Given task =
Quote every line as written. Omit pictures.

↓↓↓

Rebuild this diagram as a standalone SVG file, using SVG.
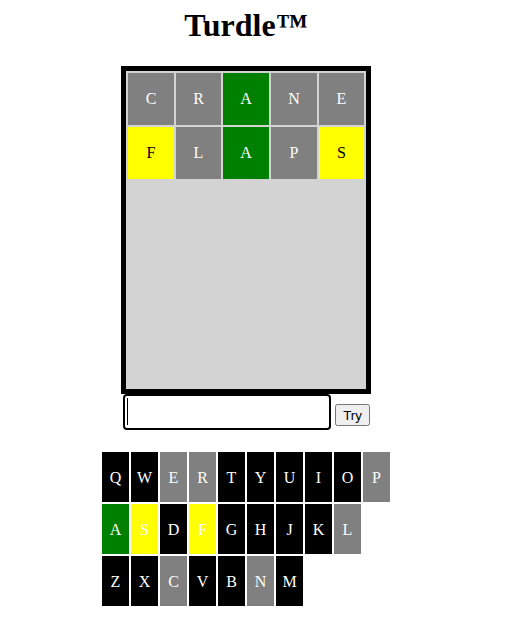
<svg xmlns="http://www.w3.org/2000/svg" width="519" height="643" viewBox="0 0 519 643">
<style>
.t{font-family:"Liberation Serif","Times New Roman",serif;font-size:16px;text-anchor:middle}
.w{fill:#fff}
.b{fill:#000}
.g{fill:#808080}
.gr{fill:#008000}
.y{fill:#ffff00}
.k{fill:#000}
</style>
<rect width="519" height="643" fill="#fff"/>
<text x="246" y="36" font-family="Liberation Serif,serif" font-size="32" font-weight="bold" text-anchor="middle">Turdle™</text>
<g id="board">
<rect x="121" y="66" width="250" height="328" fill="#000"/>
<rect x="126" y="71" width="240" height="318" fill="#d3d3d3"/>
</g>
<g id="row1">
<rect class="g" x="128" y="73" width="46" height="52"/><text class="t w" x="151" y="104">C</text>
<rect class="g" x="176" y="73" width="45" height="52"/><text class="t w" x="198.5" y="104">R</text>
<rect class="gr" x="223" y="73" width="46" height="52"/><text class="t w" x="246" y="104">A</text>
<rect class="g" x="271" y="73" width="46" height="52"/><text class="t w" x="294" y="104">N</text>
<rect class="g" x="319" y="73" width="45" height="52"/><text class="t w" x="341.5" y="104">E</text>
</g>
<g id="row2">
<rect class="y" x="128" y="127" width="46" height="52"/><text class="t b" x="151" y="158">F</text>
<rect class="g" x="176" y="127" width="45" height="52"/><text class="t w" x="198.5" y="158">L</text>
<rect class="gr" x="223" y="127" width="46" height="52"/><text class="t w" x="246" y="158">A</text>
<rect class="g" x="271" y="127" width="46" height="52"/><text class="t w" x="294" y="158">P</text>
<rect class="y" x="319" y="127" width="45" height="52"/><text class="t b" x="341.5" y="158">S</text>
</g>
<g id="input">
<rect x="124" y="395" width="206" height="34" rx="3" fill="#fff" stroke="#000" stroke-width="2"/>
<line x1="127.5" y1="398" x2="127.5" y2="425" stroke="#000" stroke-width="1"/>
</g>
<g id="try">
<rect x="335.5" y="404.5" width="34" height="21" rx="2" fill="#efefef" stroke="#767676"/>
<text x="352.5" y="420" font-family="Liberation Sans,Arial,sans-serif" font-size="13.3" text-anchor="middle">Try</text>
</g>
<g id="keyboard">
<rect class="k" x="102" y="452" width="27" height="50"/><text class="t w" x="115.5" y="483">Q</text>
<rect class="k" x="131" y="452" width="27" height="50"/><text class="t w" x="144.5" y="483">W</text>
<rect class="g" x="160" y="452" width="27" height="50"/><text class="t w" x="173.5" y="483">E</text>
<rect class="g" x="189" y="452" width="27" height="50"/><text class="t w" x="202.5" y="483">R</text>
<rect class="k" x="218" y="452" width="27" height="50"/><text class="t w" x="231.5" y="483">T</text>
<rect class="k" x="247" y="452" width="27" height="50"/><text class="t w" x="260.5" y="483">Y</text>
<rect class="k" x="276" y="452" width="27" height="50"/><text class="t w" x="289.5" y="483">U</text>
<rect class="k" x="305" y="452" width="27" height="50"/><text class="t w" x="318.5" y="483">I</text>
<rect class="k" x="334" y="452" width="27" height="50"/><text class="t w" x="347.5" y="483">O</text>
<rect class="g" x="363" y="452" width="27" height="50"/><text class="t w" x="376.5" y="483">P</text>
<rect class="gr" x="102" y="504" width="27" height="50"/><text class="t w" x="115.5" y="535">A</text>
<rect class="y" x="131" y="504" width="27" height="50"/><text class="t w" x="144.5" y="535">S</text>
<rect class="k" x="160" y="504" width="27" height="50"/><text class="t w" x="173.5" y="535">D</text>
<rect class="y" x="189" y="504" width="27" height="50"/><text class="t w" x="202.5" y="535">F</text>
<rect class="k" x="218" y="504" width="27" height="50"/><text class="t w" x="231.5" y="535">G</text>
<rect class="k" x="247" y="504" width="27" height="50"/><text class="t w" x="260.5" y="535">H</text>
<rect class="k" x="276" y="504" width="27" height="50"/><text class="t w" x="289.5" y="535">J</text>
<rect class="k" x="305" y="504" width="27" height="50"/><text class="t w" x="318.5" y="535">K</text>
<rect class="g" x="334" y="504" width="27" height="50"/><text class="t w" x="347.5" y="535">L</text>
<rect class="k" x="102" y="556" width="27" height="50"/><text class="t w" x="115.5" y="587">Z</text>
<rect class="k" x="131" y="556" width="27" height="50"/><text class="t w" x="144.5" y="587">X</text>
<rect class="g" x="160" y="556" width="27" height="50"/><text class="t w" x="173.5" y="587">C</text>
<rect class="k" x="189" y="556" width="27" height="50"/><text class="t w" x="202.5" y="587">V</text>
<rect class="k" x="218" y="556" width="27" height="50"/><text class="t w" x="231.5" y="587">B</text>
<rect class="g" x="247" y="556" width="27" height="50"/><text class="t w" x="260.5" y="587">N</text>
<rect class="k" x="276" y="556" width="27" height="50"/><text class="t w" x="289.5" y="587">M</text>
</g>
<g id="connectors"></g>
</svg>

↑↑↑

Solution for this task =
Rebuild this diagram as a standalone SVG file, using SVG.
<svg xmlns="http://www.w3.org/2000/svg" width="519" height="643" viewBox="0 0 519 643">
<style>
.t{font-family:"Liberation Serif","Times New Roman",serif;font-size:16px;text-anchor:middle}
.w{fill:#fff}
.b{fill:#000}
.g{fill:#808080}
.gr{fill:#008000}
.y{fill:#ffff00}
.k{fill:#000}
</style>
<rect width="519" height="643" fill="#fff"/>
<text x="246" y="36" font-family="Liberation Serif,serif" font-size="32" font-weight="bold" text-anchor="middle">Turdle™</text>
<g id="board">
<rect x="121" y="66" width="250" height="328" fill="#000"/>
<rect x="126" y="71" width="240" height="318" fill="#d3d3d3"/>
</g>
<g id="row1">
<rect class="g" x="128" y="73" width="46" height="52"/><text class="t w" x="151" y="104">C</text>
<rect class="g" x="176" y="73" width="45" height="52"/><text class="t w" x="198.5" y="104">R</text>
<rect class="gr" x="223" y="73" width="46" height="52"/><text class="t w" x="246" y="104">A</text>
<rect class="g" x="271" y="73" width="46" height="52"/><text class="t w" x="294" y="104">N</text>
<rect class="g" x="319" y="73" width="45" height="52"/><text class="t w" x="341.5" y="104">E</text>
</g>
<g id="row2">
<rect class="y" x="128" y="127" width="46" height="52"/><text class="t b" x="151" y="158">F</text>
<rect class="g" x="176" y="127" width="45" height="52"/><text class="t w" x="198.5" y="158">L</text>
<rect class="gr" x="223" y="127" width="46" height="52"/><text class="t w" x="246" y="158">A</text>
<rect class="g" x="271" y="127" width="46" height="52"/><text class="t w" x="294" y="158">P</text>
<rect class="y" x="319" y="127" width="45" height="52"/><text class="t b" x="341.5" y="158">S</text>
</g>
<g id="input">
<rect x="124" y="395" width="206" height="34" rx="3" fill="#fff" stroke="#000" stroke-width="2"/>
<line x1="127.5" y1="398" x2="127.5" y2="425" stroke="#000" stroke-width="1"/>
</g>
<g id="try">
<rect x="335.5" y="404.5" width="34" height="21" rx="2" fill="#efefef" stroke="#767676"/>
<text x="352.5" y="420" font-family="Liberation Sans,Arial,sans-serif" font-size="13.3" text-anchor="middle">Try</text>
</g>
<g id="keyboard">
<rect class="k" x="102" y="452" width="27" height="50"/><text class="t w" x="115.5" y="483">Q</text>
<rect class="k" x="131" y="452" width="27" height="50"/><text class="t w" x="144.5" y="483">W</text>
<rect class="g" x="160" y="452" width="27" height="50"/><text class="t w" x="173.5" y="483">E</text>
<rect class="g" x="189" y="452" width="27" height="50"/><text class="t w" x="202.5" y="483">R</text>
<rect class="k" x="218" y="452" width="27" height="50"/><text class="t w" x="231.5" y="483">T</text>
<rect class="k" x="247" y="452" width="27" height="50"/><text class="t w" x="260.5" y="483">Y</text>
<rect class="k" x="276" y="452" width="27" height="50"/><text class="t w" x="289.5" y="483">U</text>
<rect class="k" x="305" y="452" width="27" height="50"/><text class="t w" x="318.5" y="483">I</text>
<rect class="k" x="334" y="452" width="27" height="50"/><text class="t w" x="347.5" y="483">O</text>
<rect class="g" x="363" y="452" width="27" height="50"/><text class="t w" x="376.5" y="483">P</text>
<rect class="gr" x="102" y="504" width="27" height="50"/><text class="t w" x="115.5" y="535">A</text>
<rect class="y" x="131" y="504" width="27" height="50"/><text class="t w" x="144.5" y="535">S</text>
<rect class="k" x="160" y="504" width="27" height="50"/><text class="t w" x="173.5" y="535">D</text>
<rect class="y" x="189" y="504" width="27" height="50"/><text class="t w" x="202.5" y="535">F</text>
<rect class="k" x="218" y="504" width="27" height="50"/><text class="t w" x="231.5" y="535">G</text>
<rect class="k" x="247" y="504" width="27" height="50"/><text class="t w" x="260.5" y="535">H</text>
<rect class="k" x="276" y="504" width="27" height="50"/><text class="t w" x="289.5" y="535">J</text>
<rect class="k" x="305" y="504" width="27" height="50"/><text class="t w" x="318.5" y="535">K</text>
<rect class="g" x="334" y="504" width="27" height="50"/><text class="t w" x="347.5" y="535">L</text>
<rect class="k" x="102" y="556" width="27" height="50"/><text class="t w" x="115.5" y="587">Z</text>
<rect class="k" x="131" y="556" width="27" height="50"/><text class="t w" x="144.5" y="587">X</text>
<rect class="g" x="160" y="556" width="27" height="50"/><text class="t w" x="173.5" y="587">C</text>
<rect class="k" x="189" y="556" width="27" height="50"/><text class="t w" x="202.5" y="587">V</text>
<rect class="k" x="218" y="556" width="27" height="50"/><text class="t w" x="231.5" y="587">B</text>
<rect class="g" x="247" y="556" width="27" height="50"/><text class="t w" x="260.5" y="587">N</text>
<rect class="k" x="276" y="556" width="27" height="50"/><text class="t w" x="289.5" y="587">M</text>
</g>
<g id="connectors"></g>
</svg>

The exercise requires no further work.